Tuesday, June 21, 2016

empathy, gratitude, and celebration

Sorry, it's been a while since my last post. It's the Holy Month of Ramadan - a time when Muslims exercise in empathy for millions who are living under poverty by not eating any food or drink from sunrise till sunset, do charity work or do any form of aid to the needy. During this time, newspapers, magazines, even social media is filled with articles reminding Muslims its significance, fund raising campaigns and charity works.

However for me, I think of food alot more. I can't help myself not to: I smell food during late afternoons, I see ladies exchanging plateful of food, I see food advertisement on billboards, newspapers, I receive emails, SMS about food, read recipes shared by prominent personalities or chefs from famous restaurants, and food being wasted (which is an eyesore). So I make food almost everyday during Ramadan.

I tend to make soups almost every single day, though I also make something else or even try a new recipe:

Day 1: Mexican Chicken Soup (top left corner):
This is an Ina Garten recipe I tried sometime ago which I initially thought was a hit with my family but it turned out that it is only me and my dad who likes this alot.

Day 2: Filipino-style Chicken Noodle Soup (top middle)
I was really happy when one of the grocers regularly stocks fresh Chinese egg noodles making it possible for me to make this soup.

Day 3: Minestrone (bottom left corner):
This is one of my dad's favorite soup; the rest would drink this soup as long as there is croutons. I like to use pita or "lebnani"  bread for croutons instead sliced white bread. I chop 2 pita breads, toss some oil, season with salt and pepper and into preheated oven for few minutes.

Day 4: Lentil Soup (bottom middle):
This soup is almost a staple during Ramadan; at least to what I have noticed. I have come across with many recipes of lentil soup but I liked the version with potatoes the most. Just sauté onions with cumin, coriander, and turmeric, add lentils, water and chopped potatoes. Bring to a boil, season with salt and pepper, then simmer till the potatoes are done. Let it cool, transfer to a food processor or use a hand blender, reheat, adjust the seasoning and serve.

Day 5: Churros (extreme right):
After 4 consecutive days of drinking soup, I craved for something fried. I made choux pastry long time ago so I wasn't so intimidated in making these.
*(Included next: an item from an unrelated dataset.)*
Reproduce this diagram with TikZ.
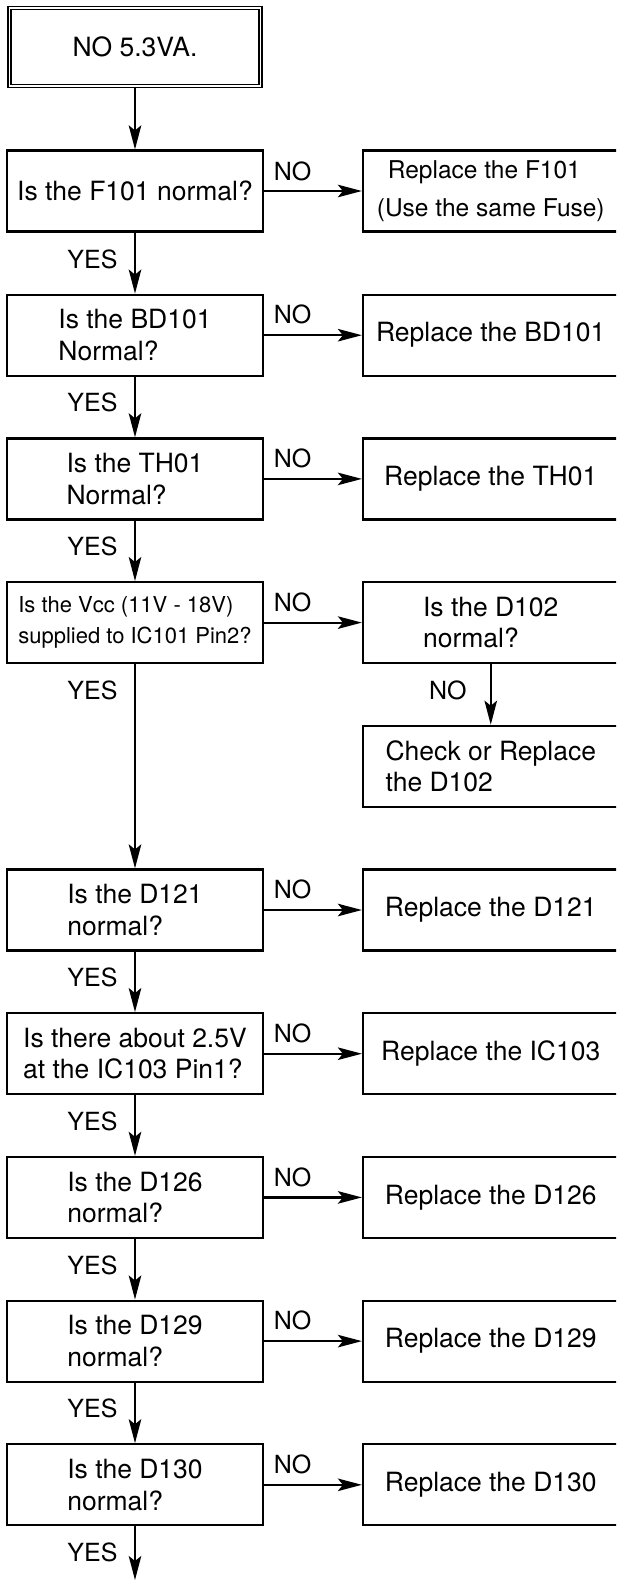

My pulled my brother as my sous chef: I piped the pastry to the hot oil, he fish it out once it reached golden brown color.

Day 6: Vegetable Spring Roll (top right corner)
This is known in my home country as "lumpiang prito"; I craved for something fried, crunchy and savory - and this is perfect. This is a spring roll filled with bean sprouts, shrimps, celery and chopped tofu. I placed a parsley leave as I wrap the spring roll for presentation.

Day 7: Crab and Corn Soup (top middle)
This must be the one of the easiest soups there is. However, I probably "murdered" this one by using butter - I have no regrets.

Day 9: Potato and Leek Soup (bottom left)

Day 12: Vietnamese Pho (bottom middle)
I never associate cinnamon with savory dishes and never really like anise seeds and yet, I took up a courage to make this one. The beef was tough that it sat in the simmering and aromatic broth for 6 hours but it was worth the wait. Though it made the broth cloudy it was very satisfying.

Day 13: Spaghetti Stroganoff (extreme right) 
It was only the night before when my brother reminded me it was Fathers' Day the following day. This is one of my go-to dish whenever there celebration in my family.

If you notice, Days 10 and 11  was skipped: I didn't cook on these days and my mom took over the cooking duties as usual.